- **DATA BLOCK**
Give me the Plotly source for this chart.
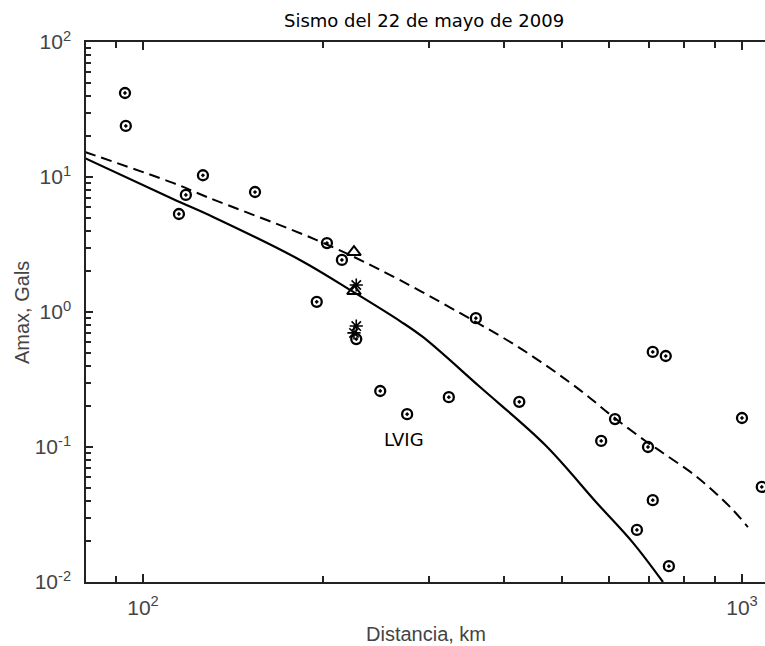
import plotly.graph_objects as go

# ---- data ----
obs_dist = [93.3, 93.6, 114.8, 117.9, 125.9, 153.8, 202.8, 214.8, 195, 227,
            248.9, 276, 324, 359.5, 424.8, 582, 613.7, 709.6, 746, 696.7,
            1000, 709.6, 667.7, 755, 1079]
obs_amax = [41.9, 23.9, 5.32, 7.36, 10.3, 7.74, 3.24, 2.43, 1.19, 0.63,
            0.26, 0.175, 0.234, 0.90, 0.216, 0.111, 0.161, 0.506, 0.472, 0.100,
            0.164, 0.0404, 0.0243, 0.0131, 0.0506]

tri_dist = [225, 225]
tri_amax = [2.78, 1.43]

star_dist = [227, 227, 225]
star_amax = [1.585, 0.787, 0.70]

solid_dist = [80, 112.2, 130.9, 182.8, 224.4, 268.6, 293.2, 365.3, 469.3, 572.4, 657.8, 738]
solid_amax = [13.8, 6.87, 5.06, 2.43, 1.41, 0.857, 0.653, 0.278, 0.1035, 0.0385, 0.0195, 0.01]

dash_dist = [80, 112.2, 127.9, 195, 248.9, 338, 430.5, 536.5, 609.5, 693.6, 738, 841, 955, 1023]
dash_amax = [15.3, 9.04, 7.11, 3.41, 2.05, 0.984, 0.524, 0.264, 0.167, 0.109, 0.0903, 0.060, 0.036, 0.0255]

x_major = [100, 1000]
x_major_text = ["10<sup>2</sup>", "10<sup>3</sup>"]
x_minor = [90, 200, 300, 400, 500, 600, 700, 800, 900]
y_major = [0.01, 0.1, 1, 10, 100]
y_major_text = ["10<sup>-2</sup>", "10<sup>-1</sup>", "10<sup>0</sup>", "10<sup>1</sup>", "10<sup>2</sup>"]
y_minor = [m * d for d in [0.01, 0.1, 1, 10] for m in range(2, 10)]

title_text = "Sismo del 22 de mayo de 2009"
xlabel = "Distancia, km"
ylabel = "Amax, Gals"
station_label = "LVIG"

# ---- figure ----
fig = go.Figure()
fig.add_trace(go.Scatter(x=dash_dist, y=dash_amax, mode="lines",
                         line=dict(color="black", width=2, dash="11px,6px", shape="spline", smoothing=1.0),
                         showlegend=False))
fig.add_trace(go.Scatter(x=solid_dist, y=solid_amax, mode="lines",
                         line=dict(color="black", width=2.2, shape="spline", smoothing=1.0),
                         showlegend=False))
fig.add_trace(go.Scatter(x=obs_dist, y=obs_amax, mode="markers",
                         marker=dict(symbol="circle-open-dot", size=10, color="black",
                                     line=dict(width=2.3, color="black")),
                         showlegend=False))
fig.add_trace(go.Scatter(x=tri_dist, y=tri_amax, mode="markers",
                         marker=dict(symbol="triangle-up-open", size=12, color="black",
                                     line=dict(width=2, color="black")),
                         showlegend=False))
fig.add_trace(go.Scatter(x=star_dist, y=star_amax, mode="markers",
                         marker=dict(symbol="asterisk-open", size=11, color="black",
                                     line=dict(width=1.6, color="black")),
                         showlegend=False))

grey = "#444444"
axcol = "#222222"
tickfont = dict(family="Liberation Sans, Arial, sans-serif", size=21, color=grey)

W, H = 765, 646
L, R, T, B = 86, 0, 42, 64
pw, ph = W - L - R, H - T - B

def px2paper(px, py):
    return (px - L) / pw, (H - B - py) / ph

fig.update_layout(
    width=W, height=H,
    margin=dict(l=L, r=R, t=T, b=B, autoexpand=False),
    paper_bgcolor="white", plot_bgcolor="white",
    xaxis=dict(type="log", range=[1.9048, 3.0384], automargin=False,
               showgrid=False, zeroline=False,
               showline=True, linecolor=axcol, linewidth=1.5, mirror="ticks",
               ticks="inside", ticklen=8, tickwidth=1.5, tickcolor=axcol,
               tickmode="array", tickvals=x_major, ticktext=x_major_text,
               tickfont=tickfont, ticklabelstandoff=6,
               minor=dict(tickmode="array", tickvals=x_minor, ticks="inside",
                          ticklen=6, tickwidth=1.5, tickcolor=axcol, showgrid=False)),
    yaxis=dict(type="log", range=[-2, 2], automargin=False,
               showgrid=False, zeroline=False,
               showline=True, linecolor=axcol, linewidth=1.5, mirror=False,
               ticks="inside", ticklen=7, tickwidth=1.5, tickcolor=axcol,
               tickmode="array", tickvals=y_major, ticktext=y_major_text,
               tickfont=tickfont, ticklabelstandoff=9,
               minor=dict(tickmode="array", tickvals=y_minor, ticks="inside",
                          ticklen=5, tickwidth=1.5, tickcolor=axcol, showgrid=False)),
    yaxis2=dict(type="log", range=[-2, 2], overlaying="y", side="right", automargin=False,
                showgrid=False, zeroline=False, showline=False,
                ticks="inside", ticklen=7, tickwidth=1.5, tickcolor=axcol,
                tickmode="array", tickvals=y_major, showticklabels=False),
)

anns = []
ax_, ay_ = px2paper(424, 20)
anns.append(dict(text=title_text, x=ax_, y=ay_, xref="paper", yref="paper",
                 showarrow=False, font=dict(family="DejaVu Sans", size=18, color="black"),
                 xanchor="center", yanchor="middle"))
ax_, ay_ = px2paper(426, 634)
anns.append(dict(text=xlabel, x=ax_, y=ay_, xref="paper", yref="paper",
                 showarrow=False, font=dict(family="Liberation Sans, Arial", size=20, color=grey),
                 xanchor="center", yanchor="middle"))
ax_, ay_ = px2paper(22, 313)
anns.append(dict(text=ylabel, x=ax_, y=ay_, xref="paper", yref="paper",
                 showarrow=False, textangle=-90,
                 font=dict(family="Liberation Sans, Arial", size=20, color=grey),
                 xanchor="center", yanchor="middle"))
anns.append(dict(text=station_label, x=2.436, y=-0.941, xref="x", yref="y",
                 showarrow=False, font=dict(family="DejaVu Sans", size=18, color="black"),
                 xanchor="center", yanchor="middle"))
fig.update_layout(annotations=anns)

fig.write_html("out.html", config={"displayModeBar": False},
               post_script="document.body.style.margin='0';document.body.style.overflow='hidden';")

- **WHAT IS ASKED**
Give every line above again exactly, with no pictures.

- **OUTPUT FOR THIS EXERCISE**
Give me the Plotly source for this chart.
import plotly.graph_objects as go

# ---- data ----
obs_dist = [93.3, 93.6, 114.8, 117.9, 125.9, 153.8, 202.8, 214.8, 195, 227,
            248.9, 276, 324, 359.5, 424.8, 582, 613.7, 709.6, 746, 696.7,
            1000, 709.6, 667.7, 755, 1079]
obs_amax = [41.9, 23.9, 5.32, 7.36, 10.3, 7.74, 3.24, 2.43, 1.19, 0.63,
            0.26, 0.175, 0.234, 0.90, 0.216, 0.111, 0.161, 0.506, 0.472, 0.100,
            0.164, 0.0404, 0.0243, 0.0131, 0.0506]

tri_dist = [225, 225]
tri_amax = [2.78, 1.43]

star_dist = [227, 227, 225]
star_amax = [1.585, 0.787, 0.70]

solid_dist = [80, 112.2, 130.9, 182.8, 224.4, 268.6, 293.2, 365.3, 469.3, 572.4, 657.8, 738]
solid_amax = [13.8, 6.87, 5.06, 2.43, 1.41, 0.857, 0.653, 0.278, 0.1035, 0.0385, 0.0195, 0.01]

dash_dist = [80, 112.2, 127.9, 195, 248.9, 338, 430.5, 536.5, 609.5, 693.6, 738, 841, 955, 1023]
dash_amax = [15.3, 9.04, 7.11, 3.41, 2.05, 0.984, 0.524, 0.264, 0.167, 0.109, 0.0903, 0.060, 0.036, 0.0255]

x_major = [100, 1000]
x_major_text = ["10<sup>2</sup>", "10<sup>3</sup>"]
x_minor = [90, 200, 300, 400, 500, 600, 700, 800, 900]
y_major = [0.01, 0.1, 1, 10, 100]
y_major_text = ["10<sup>-2</sup>", "10<sup>-1</sup>", "10<sup>0</sup>", "10<sup>1</sup>", "10<sup>2</sup>"]
y_minor = [m * d for d in [0.01, 0.1, 1, 10] for m in range(2, 10)]

title_text = "Sismo del 22 de mayo de 2009"
xlabel = "Distancia, km"
ylabel = "Amax, Gals"
station_label = "LVIG"

# ---- figure ----
fig = go.Figure()
fig.add_trace(go.Scatter(x=dash_dist, y=dash_amax, mode="lines",
                         line=dict(color="black", width=2, dash="11px,6px", shape="spline", smoothing=1.0),
                         showlegend=False))
fig.add_trace(go.Scatter(x=solid_dist, y=solid_amax, mode="lines",
                         line=dict(color="black", width=2.2, shape="spline", smoothing=1.0),
                         showlegend=False))
fig.add_trace(go.Scatter(x=obs_dist, y=obs_amax, mode="markers",
                         marker=dict(symbol="circle-open-dot", size=10, color="black",
                                     line=dict(width=2.3, color="black")),
                         showlegend=False))
fig.add_trace(go.Scatter(x=tri_dist, y=tri_amax, mode="markers",
                         marker=dict(symbol="triangle-up-open", size=12, color="black",
                                     line=dict(width=2, color="black")),
                         showlegend=False))
fig.add_trace(go.Scatter(x=star_dist, y=star_amax, mode="markers",
                         marker=dict(symbol="asterisk-open", size=11, color="black",
                                     line=dict(width=1.6, color="black")),
                         showlegend=False))

grey = "#444444"
axcol = "#222222"
tickfont = dict(family="Liberation Sans, Arial, sans-serif", size=21, color=grey)

W, H = 765, 646
L, R, T, B = 86, 0, 42, 64
pw, ph = W - L - R, H - T - B

def px2paper(px, py):
    return (px - L) / pw, (H - B - py) / ph

fig.update_layout(
    width=W, height=H,
    margin=dict(l=L, r=R, t=T, b=B, autoexpand=False),
    paper_bgcolor="white", plot_bgcolor="white",
    xaxis=dict(type="log", range=[1.9048, 3.0384], automargin=False,
               showgrid=False, zeroline=False,
               showline=True, linecolor=axcol, linewidth=1.5, mirror="ticks",
               ticks="inside", ticklen=8, tickwidth=1.5, tickcolor=axcol,
               tickmode="array", tickvals=x_major, ticktext=x_major_text,
               tickfont=tickfont, ticklabelstandoff=6,
               minor=dict(tickmode="array", tickvals=x_minor, ticks="inside",
                          ticklen=6, tickwidth=1.5, tickcolor=axcol, showgrid=False)),
    yaxis=dict(type="log", range=[-2, 2], automargin=False,
               showgrid=False, zeroline=False,
               showline=True, linecolor=axcol, linewidth=1.5, mirror=False,
               ticks="inside", ticklen=7, tickwidth=1.5, tickcolor=axcol,
               tickmode="array", tickvals=y_major, ticktext=y_major_text,
               tickfont=tickfont, ticklabelstandoff=9,
               minor=dict(tickmode="array", tickvals=y_minor, ticks="inside",
                          ticklen=5, tickwidth=1.5, tickcolor=axcol, showgrid=False)),
    yaxis2=dict(type="log", range=[-2, 2], overlaying="y", side="right", automargin=False,
                showgrid=False, zeroline=False, showline=False,
                ticks="inside", ticklen=7, tickwidth=1.5, tickcolor=axcol,
                tickmode="array", tickvals=y_major, showticklabels=False),
)

anns = []
ax_, ay_ = px2paper(424, 20)
anns.append(dict(text=title_text, x=ax_, y=ay_, xref="paper", yref="paper",
                 showarrow=False, font=dict(family="DejaVu Sans", size=18, color="black"),
                 xanchor="center", yanchor="middle"))
ax_, ay_ = px2paper(426, 634)
anns.append(dict(text=xlabel, x=ax_, y=ay_, xref="paper", yref="paper",
                 showarrow=False, font=dict(family="Liberation Sans, Arial", size=20, color=grey),
                 xanchor="center", yanchor="middle"))
ax_, ay_ = px2paper(22, 313)
anns.append(dict(text=ylabel, x=ax_, y=ay_, xref="paper", yref="paper",
                 showarrow=False, textangle=-90,
                 font=dict(family="Liberation Sans, Arial", size=20, color=grey),
                 xanchor="center", yanchor="middle"))
anns.append(dict(text=station_label, x=2.436, y=-0.941, xref="x", yref="y",
                 showarrow=False, font=dict(family="DejaVu Sans", size=18, color="black"),
                 xanchor="center", yanchor="middle"))
fig.update_layout(annotations=anns)

fig.write_html("out.html", config={"displayModeBar": False},
               post_script="document.body.style.margin='0';document.body.style.overflow='hidden';")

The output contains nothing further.